Take the F-35 Lightning II, or the upcoming sixth-generation fighters like Boeing’s F-47. They depend on vast networks, advanced software, and even cloud-based systems such as the F-35’s Autonomic Logistics Information System. While these features boost performance, they also expand the “attack surface,” giving hackers more ways to strike.

Imagine a cyberattack that spoofs GPS coordinates, misdirects a missile, shuts down command-and-control functions—or even takes control of the jet mid-flight. That’s not science fiction. Studies have shown it’s possible.

Sandia National Laboratories, for example, proved that hackers could exploit the MIL-STD-1553 data bus, used in many military aircraft, to override critical systems. RAND analysts also warned that vulnerabilities in software, supply chains, or hidden backdoors could sabotage U.S. Air Force weapons.

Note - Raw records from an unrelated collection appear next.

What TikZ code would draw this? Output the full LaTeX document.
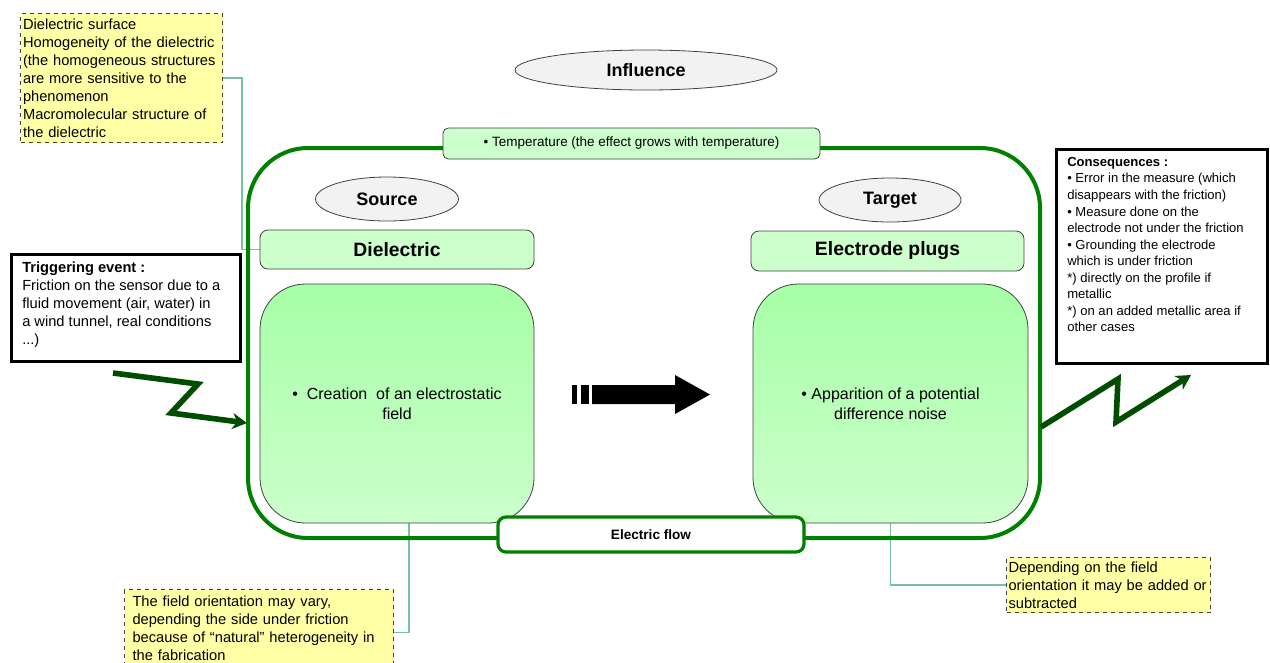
\documentclass[tikz,border=0pt]{standalone}
\usepackage{fontspec}
\setmainfont{Liberation Sans}
\usetikzlibrary{arrows.meta,calc,shapes.geometric,backgrounds}
\newcommand\pxu{0.75pt}
\definecolor{frameg}{RGB}{0,128,0}
\definecolor{lightg}{RGB}{204,255,204}
\definecolor{topg}{RGB}{166,255,166}
\definecolor{ellg}{RGB}{242,242,242}
\definecolor{notey}{RGB}{255,255,166}
\definecolor{connc}{RGB}{120,192,160}
\definecolor{zigg}{RGB}{0,77,0}
\definecolor{edgeg}{RGB}{64,64,64}
\tikzset{
  ell/.style={ellipse, draw=edgeg, fill=ellg, line width=0.6pt, inner sep=0pt, font=\fontsize{13.5}{16}\selectfont\bfseries},
  titlebox/.style={draw=edgeg, fill=lightg, rounded corners=6pt, line width=0.6pt, inner sep=0pt, font=\fontsize{14.5}{17}\selectfont\bfseries},
  bigbox/.style={draw=edgeg, top color=topg, bottom color=lightg, rounded corners=34pt, line width=0.6pt, inner sep=0pt, align=center, font=\fontsize{12}{15}\selectfont},
  notebox/.style={draw=black!75, dashed, fill=notey, line width=0.8pt, inner sep=1.5pt, anchor=north west, align=left, font=\fontsize{11}{13.5}\selectfont},
  blackbox/.style={draw=black, line width=2.3pt, fill=white, inner sep=0pt, anchor=north west},
  conn/.style={draw=connc, line width=0.9pt},
  zig/.style={draw=zigg, line width=4.2pt, line join=miter, -{Stealth[length=11pt,width=12pt]}},
}
\begin{document}
\begin{tikzpicture}[x=0.75pt,y=-0.75pt]
\useasboundingbox (0,0) rectangle (1270,662);

% notes
\node[notebox, minimum width=202*\pxu, minimum height=129*\pxu, text width=197*\pxu] (note1) at (20,13)
 {Dielectric surface\\Homogeneity of the dielectric\\(the homogeneous structures\\are more sensitive to the\\phenomenon\\Macromolecular structure of\\the dielectric};
\node[notebox, minimum width=269*\pxu, minimum height=78*\pxu, text width=253*\pxu, inner xsep=8*\pxu] (note2) at (124,589)
 {The field orientation may vary,\\depending the side under friction\\because of “natural” heterogeneity in\\the fabrication};
\node[notebox, minimum width=204*\pxu, minimum height=55*\pxu, text width=200*\pxu] (note3) at (1006,557)
 {Depending on the field\\orientation it may be added or\\subtracted};

% frame
\node[draw=frameg, line width=3pt, rounded corners=45pt, minimum width=792*\pxu, minimum height=390*\pxu] (frame) at (644,343) {};

\node[titlebox, minimum width=274*\pxu, minimum height=39*\pxu] (diel) at (397,249.5) {Dielectric};
\node[titlebox, minimum width=273*\pxu, minimum height=40*\pxu] (elec) at (887.5,251) {Electrode plugs};

\node[bigbox, minimum width=274*\pxu, minimum height=239*\pxu] (leftbox) at (397,403.5)
 {\textbullet\ \ Creation\ \ of an electrostatic\\field};
\node[bigbox, minimum width=275*\pxu, minimum height=239*\pxu] (rightbox) at (890.5,403.5)
 {\textbullet\ Apparition of a potential\\difference noise};

% connectors (behind)
\begin{scope}[on background layer]
\draw[conn] (note1.east) -- ++(19,0) |- (diel.west);
\draw[conn] ([xshift=12*\pxu]leftbox.south) |- ([yshift=-4*\pxu]note2.east);
\draw[conn] (rightbox.south) |- (note3.west);
\end{scope}

% ellipses
\node[ell, minimum width=262*\pxu, minimum height=40*\pxu] (infl) at (646,70) {Influence};
\node[ell, minimum width=143*\pxu, minimum height=44*\pxu] (src) at (387,199) {Source};
\node[ell, minimum width=142*\pxu, minimum height=44*\pxu] (tgt) at (890,200) {Target};

% temperature
\node[draw=edgeg, fill=lightg, rounded corners=4pt, line width=0.6pt, minimum width=377*\pxu, minimum height=31*\pxu, font=\fontsize{10.1}{12}\selectfont] (temp) at (631.5,143.5)
 {\textbullet\ Temperature (the effect grows with temperature)};

% electric flow
\node[draw=frameg, fill=white, line width=2.4pt, rounded corners=6pt, minimum width=306*\pxu, minimum height=35*\pxu, font=\fontsize{10.2}{12}\selectfont\bfseries] (flow) at (651,534.5) {Electric flow};

% black arrow
\fill[black] (572,385) rectangle (577,404);
\fill[black] (581,385) rectangle (589,404);
\fill[black] (592,385) -- (675,385) -- (675,375) -- (710,394.5) -- (675,414) -- (675,404) -- (592,404) -- cycle;

% triggering event
\node[blackbox, minimum width=229*\pxu, minimum height=107*\pxu] (trig) at (10,253) {};
\node[anchor=north west, inner sep=0pt, align=left, font=\fontsize{11}{13.5}\selectfont] (trigtext) at (22,262)
 {\textbf{Triggering event :}\\Friction on the sensor due to a\\fluid movement (air, water) in\\a wind tunnel, real conditions\\...)};

% consequences
\node[blackbox, minimum width=211*\pxu, minimum height=214*\pxu] (cons) at (1055,148) {};
\node[anchor=north west, inner sep=0pt, align=left, font=\fontsize{9.8}{12.4}\selectfont] (constext) at (1067,157)
 {\textbf{Consequences :}\\\textbullet\ Error in the measure (which\\disappears with the friction)\\\textbullet\ Measure done on the\\electrode not under the friction\\\textbullet\ Grounding the electrode\\which is under friction\\*) directly on the profile if\\metallic\\*) on an added metallic area if\\other cases};

% zigzag arrows
\coordinate (za) at (113,373);
\coordinate (zb) at (198,384);
\coordinate (zc) at (171,413);
\coordinate (zd) at (247,423);
\draw[zig] (za) -- (zb) -- (zc) -- (zd);
\coordinate (ya) at (1041,427);
\coordinate (yb) at (1118,379);
\coordinate (yc) at (1116,422);
\coordinate (yd) at (1191,375);
\draw[zig] (ya) -- (yb) -- (yc) -- (yd);
\end{tikzpicture}
\end{document}
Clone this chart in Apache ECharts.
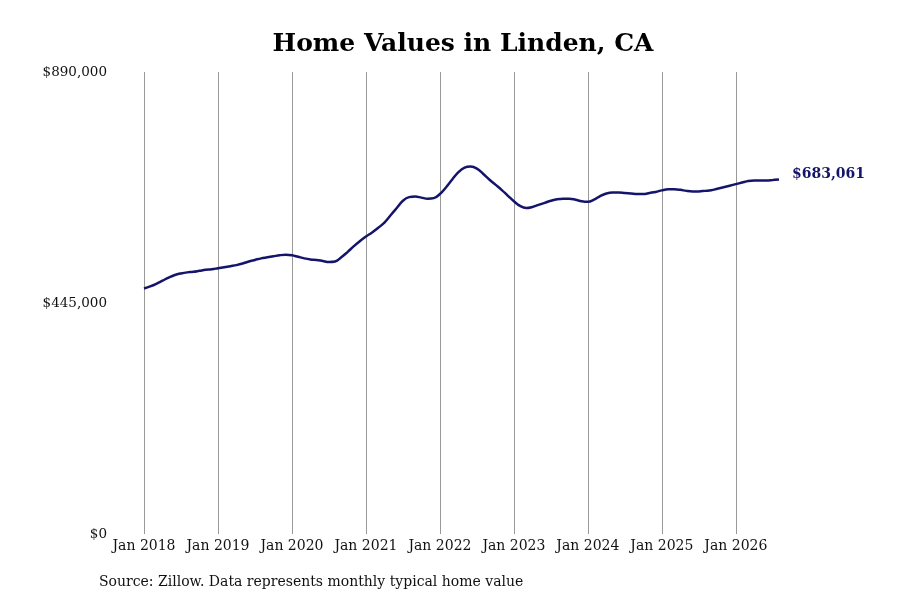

Add AI-driven malware to the mix, and the threat becomes even harder to detect.

To counter this, militaries are testing new defenses: “moving target” systems that constantly change network addresses, and zero-trust models that never assume any system is safe. But experts warn—policies still focus too much on paperwork and compliance, rather than real, adaptive security.

The truth is clear: tomorrow’s fighter jets won’t just need stealth against radar, but also against hackers. Cybersecurity is becoming as vital to air power as engines and wings.